BOSTON (JTA) – In the wake of the recent disclosure by the author of a Holocaust memoir that her best-selling book is a fake, historians are worried that such incidents will cast doubt on legitimate Holocaust scholarship and memoirs.
Holocaust deniers already are having a field day with the story, observers say.
A prominent article about the hoax is featured on the Web site of Holocaust denier David Duke, who asserts that the case casts doubt on all “outlandish Holocaust tales.”
Deborah Dwork, a Holocaust scholar who says she warned the publisher of the book, “Misha: A Memoir of the Holocaust Years,” a decade ago that the book’s veracity was suspect, is most concerned about how young minds will be affected by such fakery.

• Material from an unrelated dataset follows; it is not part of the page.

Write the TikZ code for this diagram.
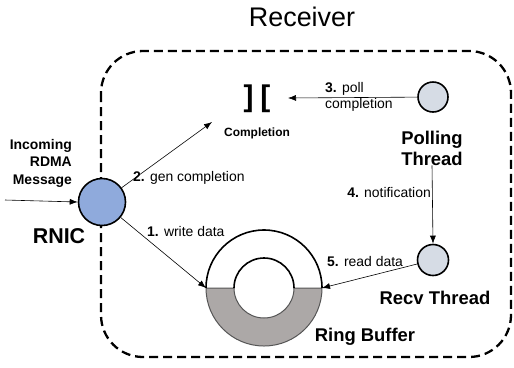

The effect on young people, “who are not grounded in history and who may only vaguely remember talk that a memoir was not true,” she said, “opens the door to greater readiness to acceptance of Holocaust denier arguments.”
Dwork is the director of the Strassler Family Center for Holocaust and Genocide Studies at Clark University in Worcester, Mass.
Lawyers for the Belgian-born Massachusetts author known as Misha Defonseca issued a statement last week saying the book was not true, that the author isn’t Jewish and that her real name actually is Monique De Wael.
De Wael, however, defended her work.
“This story is mine. It is not actually reality, but my reality, my way of surviving,” she said in the statement apologizing for the fabrication.
In the memoir, the author wrote that she lived with a pack of wolves after the Nazis abducted her parents, searched for her parents across Europe for four years as a young girl and murdered a German soldier.
She also claimed her parents were Belgian resistance fighters killed by the Nazis.
Boston Globe writer David Mehegan questioned the book’s legitimacy a decade ago.
Translated into 18 languages “Misha” was made into a popular film now playing throughout Europe. The film, by French filmmaker Vera Belmont, is called “Survivre Avec Le Loups” – “Surviving with Wolves.”
Deborah Lipstadt, a historian and expert on Holocaust denial, compared the incident to that of Binjamin Wilkomirski, whose popular Holocaust memoir “Fragments” was similarly discredited.
In the case of “Misha,” De Wael and her ghostwriter, Vera Lee, filed a lawsuit several years ago against the book’s publisher, Jane Daniel, for insufficiently promoting the book in the U.S. market.
In 2001, the pair won an enormous judgment against Daniel when a judge tripled a jury’s damages and awarded the two more than $30 million.
As the complicated story surrounding the book unraveled last week, the Belgian newspaper Le Soir reported that not only were De Wael’s parents not killed by the Nazis, but they actually collaborated with them.
Relatives of De Wael’s father, Robert, told Le Soir that Robert De Wael was responsible for denouncing a number of fellow townspeople to the Gestapo. He was not killed by the Nazis, relatives said, but died of natural causes after the war.
When townspeople learned about this after the war, Robert De Wael’s name was removed from a Brussels monument to those who had died at the hands of the Nazis.